Gatterer was a pioneer of "universal history", and with fellow Göttingen historian August Ludwig von Schlözer (1735–1809) he was instrumental in developing a modern, hermeneutical approach to history. He believed that historical events needed to be systematically arranged by describing their causal relationships, rather than simply providing a chronology of events. Gatterer used the phrase nexus rerum universalis to represent "a universal connection of things in the world".

His focus dealt largely with ancillary disciplines such as genealogy, heraldry, diplomatics, and physical geography, and he treated these subjects from a modern scientific viewpoint. Gatterer promoted his ideas on these subjects in the journals Allgemeine historische Bibliothek (1767–1771) and Historisches Journal (1772–1781). Since 1954 the "Johann Christoph-Gatterer Medal" is awarded by the Genealogisch-Heraldische Gesellschaft Göttingen (GHGG) for scientific achievements in the field of genealogy and heraldry.

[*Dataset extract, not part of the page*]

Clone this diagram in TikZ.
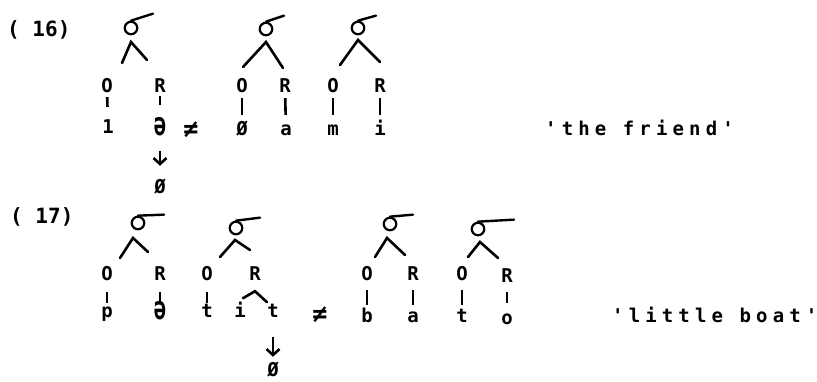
\documentclass[tikz,border=0pt]{standalone}
\usepackage{graphicx}
\usepackage{fontspec}
\newfontfamily\twfont{DejaVu Sans Mono}
\newfontfamily\twspfont{DejaVu Sans Mono}[LetterSpace=27]
\usetikzlibrary{arrows.meta,calc}
\newcommand\segfont{\twfont\bfseries\fontsize{19pt}{19pt}\selectfont}
\newcommand\bigsegfont{\twfont\bfseries\fontsize{25pt}{25pt}\selectfont}
\newcommand\labfont{\twfont\bfseries\fontsize{21pt}{21pt}\selectfont}
\newcommand\glossfont{\twspfont\bfseries\fontsize{19pt}{19pt}\selectfont}
\newcommand\schwa{\scalebox{1.1}[1.7]{ə}}
\begin{document}
\begin{tikzpicture}[x=1pt,y=-1pt,
  seg/.style={font=\segfont, inner sep=0pt, anchor=base, text height=13pt, text depth=4pt},
  bigseg/.style={seg, font=\bigsegfont},
  sig/.style={circle, draw, line width=2.2pt, minimum size=12.5pt, inner sep=0pt},
  tail/.style={line width=2.4pt, line cap=round},
  leg/.style={line width=2.6pt, line cap=round},
  lnk/.style={line width=2.6pt, shorten <=2pt, shorten >=7pt},
  arr/.style={line width=2.6pt, -{Straight Barb[length=6pt,width=13pt]}},
  lab/.style={font=\labfont, inner sep=0pt, anchor=base west},
  gloss/.style={font=\glossfont, inner sep=0pt, anchor=base west}]
\useasboundingbox (0,0) rectangle (817,381);
\fill[white] (0,0) rectangle (817,381);
% ---------- (16) ----------
\node[lab] (l16) at (7,36) {( 16)};
% tree A
\node[sig] (sA) at (131,28) {};
\draw[tail] (sA.north) -- ++(22,-7);
\coordinate (aA) at (131,42);
\draw[leg] (aA) ++(-9,21) -- (aA) -- ++(16,18);
\node[seg] (OA) at (107,92) {O};
\node[seg] (RA) at (160,92) {R};
\node[seg] (xA1) at (108,133) {1};
\node[seg] (xA2) at (160,135) {\schwa};
\node[seg] (zA) at (160,193) {Ø};
\draw[lnk, shorten <=1pt, shorten >=13pt] (OA) -- (xA1);
\draw[lnk, shorten <=0pt, shorten >=17pt] (RA) -- (xA2);
\draw[arr, shorten <=12pt, shorten >=14pt] (xA2) -- (zA);
\node[bigseg] (ne1) at (191,137) {≠};
% tree B
\node[sig] (sB) at (266,29) {};
\draw[tail] (sB.north) -- ++(18,-6);
\coordinate (aB) at (266,42);
\draw[leg] (aB) ++(-23,25) -- (aB) -- ++(17,26);
\node[seg] (OB) at (242,92) {O};
\node[seg] (RB) at (285,92) {R};
\node[seg] (xB1) at (242,135) {Ø};
\node[seg] (xB2) at (286,135) {a};
\draw[lnk] (OB) -- (xB1);
\draw[lnk] (RB) -- (xB2);
% tree C
\node[sig] (sC) at (358,28) {};
\draw[tail] (sC.north) -- ++(18,-5);
\coordinate (aC) at (358,40);
\draw[leg] (aC) ++(-18,25) -- (aC) -- ++(22,22);
\node[seg] (OC) at (333,92) {O};
\node[seg] (RC) at (380,92) {R};
\node[seg] (xC1) at (333,135) {m};
\node[seg] (xC2) at (380,135) {i};
\draw[lnk] (OC) -- (xC1);
\draw[lnk] (RC) -- (xC2);
\node[gloss] (g16) at (545,135) {'the friend'};
% ---------- (17) ----------
\node[lab] (l17) at (10,223) {( 17)};
% tree D
\node[sig] (sD) at (138,223) {};
\draw[tail] (sD.north) -- ++(26,-1);
\coordinate (aD) at (133,238);
\draw[leg] (aD) ++(-13,20) -- (aD) -- ++(15,14);
\node[seg] (OD) at (107,280) {O};
\node[seg] (RD) at (160,280) {R};
\node[seg] (xD1) at (107,317) {p};
\node[seg] (xD2) at (160,319) {\schwa};
\draw[lnk, shorten <=8pt, shorten >=1pt] (OD) -- (xD1);
\draw[lnk, shorten <=8pt, shorten >=3pt] (RD) -- (xD2);
% tree E
\node[sig] (sE) at (236,228) {};
\draw[tail] (sE.north) -- ++(24,-3);
\coordinate (aE) at (235,240);
\draw[leg] (aE) ++(-15,17) -- (aE) -- ++(15,10);
\node[seg] (OE) at (207,280) {O};
\node[seg] (RE) at (255,280) {R};
\node[seg] (xE1) at (207,317) {t};
\node[seg] (xE2) at (240,317) {i};
\node[seg] (xE3) at (273,317) {t};
\node[seg] (zE) at (273,376) {Ø};
\draw[lnk, shorten <=8pt, shorten >=1pt] (OE) -- (xE1);
\draw[leg] ($(RE.south)+(-12,14)$) -- ($(RE.south)+(0,7)$) -- ($(RE.south)+(12,18)$);
\draw[arr, shorten <=16pt, shorten >=6pt] (xE3) -- (zE);
\node[bigseg] (ne2) at (320,322) {≠};
% tree F
\node[sig] (sF) at (390,224) {};
\draw[tail] (sF.north) -- ++(23,-2);
\coordinate (aF) at (387,238);
\draw[leg] (aF) ++(-12,19) -- (aF) -- ++(18,17);
\node[seg] (OF) at (367,280) {O};
\node[seg] (RF) at (413,280) {R};
\node[seg] (xF1) at (367,322) {b};
\node[seg] (xF2) at (413,322) {a};
\draw[lnk, shorten <=6pt, shorten >=4pt] (OF) -- (xF1);
\draw[lnk, shorten <=6pt, shorten >=4pt] (RF) -- (xF2);
% tree G
\node[sig] (sG) at (478,229) {};
\draw[tail] (sG.north) -- ++(36,-2);
\coordinate (aG) at (480,242);
\draw[leg] (aG) ++(-12,15) -- (aG) -- ++(18,16);
\node[seg] (OG) at (462,280) {O};
\node[seg] (RG) at (507,282) {R};
\node[seg] (xG1) at (462,322) {t};
\node[seg] (xG2) at (507,324) {o};
\draw[lnk, shorten <=6pt, shorten >=4pt] (OG) -- (xG1);
\draw[lnk, shorten <=6pt, shorten >=8pt] (RG) -- (xG2);
\node[gloss] (g17) at (612,322) {'little boat'};
\end{tikzpicture}
\end{document}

In 1785 Gatterer estimated that the time span from Creation to the birth of Christ to be 4181 years.

== Selected works ==
- Handbuch der neuesten Genealogie und Heraldik, 1750 - Handbook on the latest genealogy and heraldry.
- Johann Christoph Gatterers ... Abriss der Heraldik, 1766 - Outline on heraldry.
- Johann Christoph Gatterers Abriss der Chronologie, 1777 - Outline on chronology.
- Abriss der Genealogie, 1788 - Outline on genealogy.
- Johann Christoph Gatterer's Abriss der Diplomatik, 1798 - Outline on diplomatics.
- Johann Christoph Gatterer's Praktische Diplomatik, 1799 - Practical diplomatics.